While many organizations support elements of the scholarly ecosystem and strive to bring diverse voices into their ecosystem, few organizations in scholarly communications have success achieving this goal. As an organization, FORCE11 always sought to be very researcher focused, while drawing in the voices of other communities, such as libraries, technologists, and publishers. Much as previous meetings, the various communities were well represented at the FORCE11 conference this year. 

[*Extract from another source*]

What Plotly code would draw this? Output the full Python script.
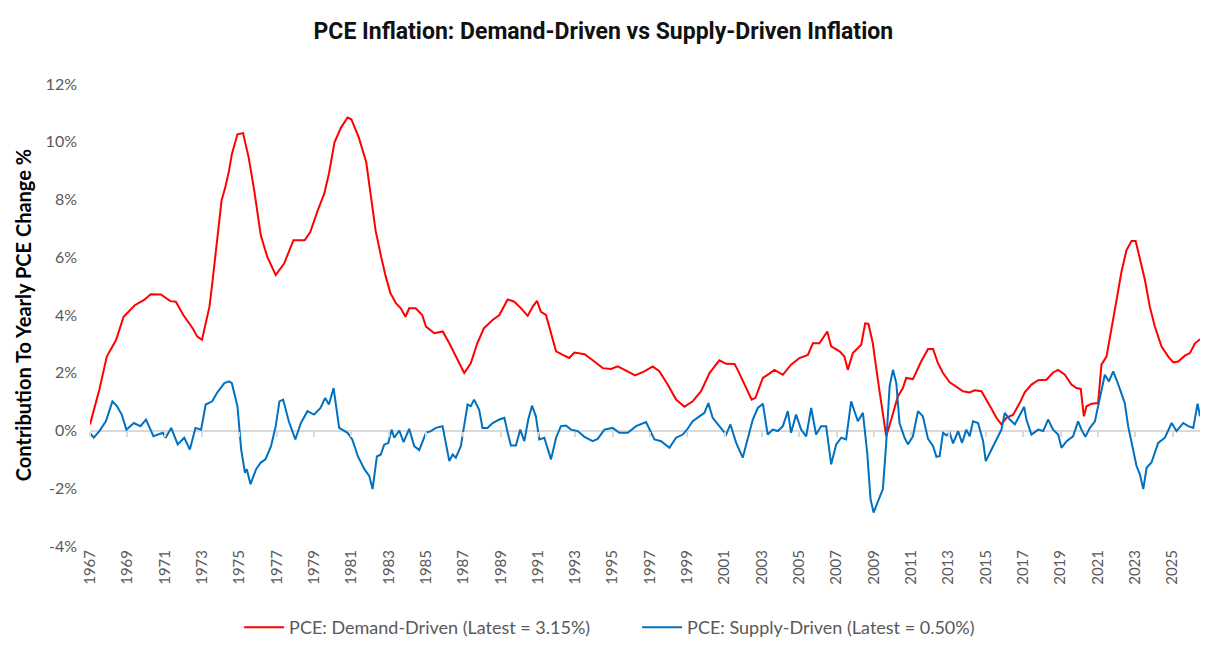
import plotly.graph_objects as go

# Demand-driven contribution (red), % points
demand_years = [
    1967.0, 1967.5, 1967.9, 1968.4, 1968.8, 1969.4, 1969.9, 1970.25, 1970.8, 1971.3,
    1971.6, 1972.0, 1972.5, 1972.75, 1973.0, 1973.4, 1973.55, 1973.8, 1974.05, 1974.25,
    1974.45, 1974.6, 1974.9, 1975.2, 1975.5, 1975.8, 1976.15, 1976.5, 1976.95, 1977.4,
    1977.9, 1978.5, 1978.8, 1979.2, 1979.55, 1979.8, 1980.1, 1980.45, 1980.8, 1981.0,
    1981.4, 1981.8, 1982.05, 1982.3, 1982.6, 1982.85, 1983.1, 1983.4, 1983.65, 1983.9,
    1984.1, 1984.45, 1984.8, 1985.0, 1985.45, 1985.9, 1986.25, 1986.6, 1987.05, 1987.4,
    1987.75, 1988.1, 1988.57, 1988.93, 1989.38, 1989.73, 1990.1, 1990.45, 1990.72, 1990.95,
    1991.16, 1991.43, 1991.7, 1991.97, 1992.33, 1992.68, 1992.95, 1993.5, 1994.02, 1994.47,
    1994.92, 1995.27, 1995.8, 1996.2, 1996.7, 1997.15, 1997.5, 1997.95, 1998.4, 1998.85,
    1999.29, 1999.74, 2000.19, 2000.72, 2001.08, 2001.53, 2001.7, 2002.06, 2002.45, 2002.65,
    2003.05, 2003.4, 2003.67, 2004.12, 2004.56, 2005.01, 2005.46, 2005.73, 2006.08, 2006.5,
    2006.71, 2007.16, 2007.42, 2007.6, 2007.87, 2008.32, 2008.53, 2008.71, 2008.94, 2009.21,
    2009.43, 2009.66, 2009.93, 2010.28, 2010.55, 2010.73, 2011.09, 2011.53, 2011.9, 2012.17,
    2012.43, 2012.7, 2013.06, 2013.42, 2013.78, 2014.13, 2014.4, 2014.76, 2015.03, 2015.3,
    2015.56, 2015.83, 2016.1, 2016.46, 2016.81, 2017.08, 2017.44, 2017.8, 2018.24, 2018.6,
    2018.87, 2019.23, 2019.58, 2019.85, 2020.08, 2020.25, 2020.39, 2020.66, 2021.01, 2021.19,
    2021.46, 2021.73, 2022.0, 2022.26, 2022.53, 2022.8, 2023.02, 2023.25, 2023.52, 2023.78,
    2024.05, 2024.41, 2024.77, 2025.04, 2025.3, 2025.66, 2025.93, 2026.2, 2026.47,
]
demand_vals = [
    0.21, 1.41, 2.56, 3.14, 3.94, 4.34, 4.52, 4.72, 4.71, 4.48,
    4.46, 4.0, 3.54, 3.25, 3.14, 4.29, 5.09, 6.47, 7.97, 8.43,
    9.0, 9.57, 10.26, 10.3, 9.46, 8.31, 6.76, 6.01, 5.38, 5.78,
    6.59, 6.59, 6.87, 7.62, 8.2, 8.89, 9.98, 10.49, 10.84, 10.78,
    10.15, 9.29, 8.1, 6.93, 6.01, 5.32, 4.75, 4.4, 4.23, 3.94,
    4.23, 4.23, 4.0, 3.6, 3.37, 3.43, 3.02, 2.56, 1.99, 2.33,
    3.02, 3.54, 3.83, 4.0, 4.54, 4.46, 4.23, 3.97, 4.29, 4.49,
    4.11, 4.0, 3.37, 2.74, 2.62, 2.51, 2.7, 2.64, 2.39, 2.16,
    2.13, 2.22, 2.05, 1.91, 2.05, 2.22, 2.05, 1.59, 1.07, 0.82,
    1.01, 1.36, 1.99, 2.43, 2.31, 2.3, 2.1, 1.59, 1.07, 1.13,
    1.82, 1.97, 2.1, 1.93, 2.28, 2.51, 2.62, 3.02, 3.02, 3.43,
    2.91, 2.74, 2.56, 2.1, 2.68, 2.97, 3.71, 3.69, 3.02, 1.76,
    0.72, -0.2, 0.38, 1.18, 1.47, 1.82, 1.78, 2.39, 2.82, 2.82,
    2.33, 1.99, 1.67, 1.53, 1.36, 1.32, 1.39, 1.36, 1.07, 0.75,
    0.44, 0.21, 0.44, 0.55, 0.95, 1.32, 1.59, 1.74, 1.76, 2.01,
    2.1, 1.93, 1.59, 1.47, 1.44, 0.49, 0.84, 0.93, 0.95, 2.28,
    2.56, 3.48, 4.52, 5.49, 6.24, 6.56, 6.56, 5.95, 5.21, 4.29,
    3.6, 2.91, 2.56, 2.36, 2.39, 2.59, 2.68, 3.02, 3.16,
]

# Supply-driven contribution (blue), % points
supply_years = [
    1967.0, 1967.2, 1967.5, 1967.85, 1968.2, 1968.45, 1968.7, 1968.95, 1969.35, 1969.7,
    1970.0, 1970.4, 1970.9, 1971.05, 1971.35, 1971.7, 1972.05, 1972.35, 1972.65, 1972.95,
    1973.2, 1973.55, 1973.8, 1974.2, 1974.45, 1974.6, 1974.9, 1975.1, 1975.3, 1975.4,
    1975.6, 1975.9, 1976.15, 1976.4, 1976.7, 1976.95, 1977.15, 1977.35, 1977.65, 1978.0,
    1978.3, 1978.65, 1979.0, 1979.35, 1979.6, 1979.8, 1980.05, 1980.35, 1980.8, 1981.05,
    1981.35, 1981.7, 1981.96, 1982.14, 1982.37, 1982.58, 1982.76, 1982.98, 1983.16, 1983.3,
    1983.57, 1983.8, 1984.1, 1984.37, 1984.64, 1985.0, 1985.26, 1985.53, 1985.89, 1986.07,
    1986.25, 1986.43, 1986.6, 1986.87, 1987.05, 1987.23, 1987.4, 1987.58, 1987.85, 1988.03,
    1988.3, 1988.57, 1988.93, 1989.2, 1989.38, 1989.55, 1989.82, 1990.05, 1990.27, 1990.48,
    1990.68, 1990.89, 1991.07, 1991.34, 1991.7, 1991.97, 1992.23, 1992.5, 1992.77, 1993.13,
    1993.49, 1993.93, 1994.2, 1994.56, 1995.0, 1995.36, 1995.81, 1996.26, 1996.79, 1996.97,
    1997.24, 1997.6, 1998.04, 1998.4, 1998.76, 1999.02, 1999.29, 1999.65, 1999.92, 2000.13,
    2000.36, 2000.72, 2001.08, 2001.31, 2001.62, 2001.97, 2002.24, 2002.51, 2002.78, 2003.05,
    2003.31, 2003.58, 2003.85, 2004.12, 2004.39, 2004.56, 2004.83, 2005.1, 2005.37, 2005.64,
    2005.9, 2006.17, 2006.44, 2006.71, 2006.98, 2007.25, 2007.51, 2007.78, 2008.14, 2008.41,
    2008.64, 2008.82, 2008.98, 2009.21, 2009.48, 2009.66, 2009.84, 2010.02, 2010.2, 2010.37,
    2010.64, 2010.82, 2011.09, 2011.36, 2011.62, 2011.9, 2012.17, 2012.35, 2012.52, 2012.7,
    2012.88, 2013.06, 2013.24, 2013.51, 2013.72, 2013.95, 2014.13, 2014.31, 2014.58, 2014.85,
    2014.99, 2015.3, 2015.56, 2015.83, 2016.01, 2016.28, 2016.55, 2016.81, 2017.05, 2017.17,
    2017.44, 2017.8, 2018.07, 2018.33, 2018.6, 2018.87, 2019.05, 2019.32, 2019.67, 2019.94,
    2020.12, 2020.33, 2020.57, 2020.84, 2021.1, 2021.37, 2021.59, 2021.82, 2022.05, 2022.26,
    2022.44, 2022.62, 2022.89, 2023.07, 2023.25, 2023.43, 2023.61, 2023.87, 2024.23, 2024.59,
    2024.95, 2025.21, 2025.57, 2025.84, 2026.11, 2026.34, 2026.47,
]
supply_vals = [
    -0.08, -0.25, -0.02, 0.32, 1.01, 0.84, 0.55, 0.03, 0.26, 0.15,
    0.38, -0.2, -0.08, -0.25, 0.09, -0.48, -0.25, -0.66, 0.09, 0.03,
    0.9, 1.01, 1.3, 1.64, 1.7, 1.64, 0.84, -0.66, -1.46, -1.34,
    -1.86, -1.34, -1.11, -1.0, -0.54, 0.15, 1.01, 1.07, 0.32, -0.31,
    0.26, 0.67, 0.55, 0.78, 1.13, 0.9, 1.47, 0.09, -0.08, -0.31,
    -0.89, -1.34, -1.57, -2.03, -0.9, -0.83, -0.49, -0.43, 0.03, -0.25,
    0.0, -0.4, 0.06, -0.54, -0.68, -0.08, -0.02, 0.09, 0.15, -0.43,
    -1.06, -0.83, -0.94, -0.54, 0.15, 0.9, 0.84, 1.07, 0.72, 0.09,
    0.09, 0.26, 0.38, 0.44, -0.08, -0.52, -0.52, 0.03, -0.37, 0.38,
    0.86, 0.49, -0.31, -0.25, -1.0, -0.25, 0.15, 0.17, 0.03, -0.02,
    -0.22, -0.37, -0.29, 0.03, 0.09, -0.08, -0.08, 0.15, 0.29, 0.03,
    -0.31, -0.37, -0.6, -0.25, -0.14, 0.06, 0.32, 0.49, 0.61, 0.95,
    0.44, 0.15, -0.14, 0.21, -0.43, -0.94, -0.25, 0.38, 0.78, 0.93,
    -0.14, 0.03, -0.02, 0.15, 0.67, -0.08, 0.55, 0.03, -0.2, 0.78,
    -0.14, 0.15, 0.15, -1.17, -0.48, -0.25, -0.31, 1.01, 0.32, 0.61,
    -0.77, -2.38, -2.84, -2.44, -2.03, -0.43, 1.53, 2.1, 1.64, 0.26,
    -0.25, -0.48, -0.2, 0.67, 0.49, -0.29, -0.54, -0.91, -0.89, -0.08,
    -0.17, -0.08, -0.45, -0.02, -0.43, 0.03, -0.2, 0.32, 0.26, -0.37,
    -1.06, -0.66, -0.31, 0.03, 0.61, 0.38, 0.21, 0.55, 0.82, 0.38,
    -0.14, 0.03, -0.02, 0.38, 0.03, -0.14, -0.6, -0.37, -0.2, 0.32,
    0.03, -0.22, 0.09, 0.32, 1.07, 1.93, 1.7, 2.05, 1.67, 1.3,
    0.95, 0.15, -0.66, -1.23, -1.52, -2.03, -1.29, -1.11, -0.43, -0.25,
    0.26, -0.02, 0.26, 0.15, 0.09, 0.93, 0.49,
]

year_ticks = list(range(1967, 2026, 2))
year_labels = [str(y) for y in year_ticks]
pct_ticks = [-4, -2, 0, 2, 4, 6, 8, 10, 12]
pct_labels = [f"{v}%" for v in pct_ticks]

demand_name = "PCE: Demand-Driven (Latest = 3.15%)"
supply_name = "PCE: Supply-Driven (Latest = 0.50%)"

x_range = [1967.0, 2026.47]

fig = go.Figure()
fig.add_trace(go.Scatter(
    x=demand_years, y=demand_vals, mode="lines", name=demand_name,
    line=dict(color="#FF0000", width=2),
))
# supply series sits on an overlaying axis so that axis can carry the tick marks at 0%
fig.add_trace(go.Scatter(
    x=supply_years, y=supply_vals, mode="lines", name=supply_name,
    line=dict(color="#0070C0", width=2), xaxis="x2",
))

# the page body has an 8px margin, so the figure is 8px smaller each way
fig.update_layout(
    width=1210,
    height=644,
    margin=dict(l=82, r=18, t=76, b=106),
    paper_bgcolor="white",
    plot_bgcolor="white",
    title=dict(
        text="<b>PCE Inflation: Demand-Driven vs Supply-Driven Inflation</b>",
        x=0.492, xanchor="center", xref="container",
        y=0.965, yanchor="middle",
        font=dict(family="Roboto", size=23, color="#111111"),
    ),
    xaxis=dict(
        range=x_range,
        tickvals=year_ticks,
        ticktext=year_labels,
        tickangle=-90,
        tickfont=dict(family="Lato", size=15, color="#595959"),
        showgrid=False,
        zeroline=False,
        showline=False,
        ticks="",
    ),
    xaxis2=dict(
        matches="x",
        overlaying="x",
        anchor="free",
        position=0.25,
        tickvals=year_ticks,
        showticklabels=False,
        ticks="outside",
        ticklen=5,
        tickcolor="#D9D9D9",
        tickwidth=1.5,
        showgrid=False,
        zeroline=False,
        showline=False,
    ),
    yaxis=dict(
        range=[-4, 12],
        tickvals=pct_ticks,
        ticktext=pct_labels,
        tickfont=dict(family="Lato", size=16, color="#595959"),
        ticklabelstandoff=12,
        showgrid=False,
        zeroline=True,
        zerolinecolor="#D9D9D9",
        zerolinewidth=2,
        showline=False,
        title=dict(
            text="<b>Contribution To Yearly PCE Change %</b>",
            font=dict(family="Lato", size=20, color="black"),
            standoff=8,
        ),
    ),
    showlegend=True,
    legend=dict(
        orientation="h",
        xref="container", yref="container",
        x=0.191, xanchor="left",
        y=0.038, yanchor="middle",
        font=dict(family="Lato", size=18, color="#595959"),
        itemwidth=40,
        entrywidth=343,
    ),
    hovermode="x unified",
)

fig.write_html("out.html")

Discussions about where to host the next FORCE11 conference and the FSCI rounded-out the meeting. Ideally, the planning will begin for the next conference so the momentum can be sustained.

Todd A Carpenter

Todd A Carpenter

Todd Carpenter is Executive Director of the National Information Standards Organization (NISO). He additionally serves in a number of leadership roles of a variety of organizations, including as Chair of the ISO Technical Subcommittee on Identification & Description (ISO TC46/SC9), founding partner of the Coalition for Seamless Access, Past President of FORCE11, Treasurer of the Book Industry Study Group (BISG), and a Director of the Foundation of the Baltimore County Public Library. He also previously served as Treasurer of SSP.

Discussion

2 Thoughts on "Resetting and Recharging Research Communications in the Sun of Los Angeles: A FORCE11 Conference Report"

Thanks Todd, great to see FORCE11 is back in its IRL groove. I’m particularly interested in the “how research articles should be transformed into packages for research outputs” piece. Would you be able to point me at someone I can contact to follow-up on that? Thanks!

Sorry for the delayed response. This was a discussion led by Veronique Kiermer of PLOS during a workshop on the final day of the meeting. Her thoughts also followed a similar thread of ideas that Anita de Waard from Elsevier and I had during the STM conference this spring.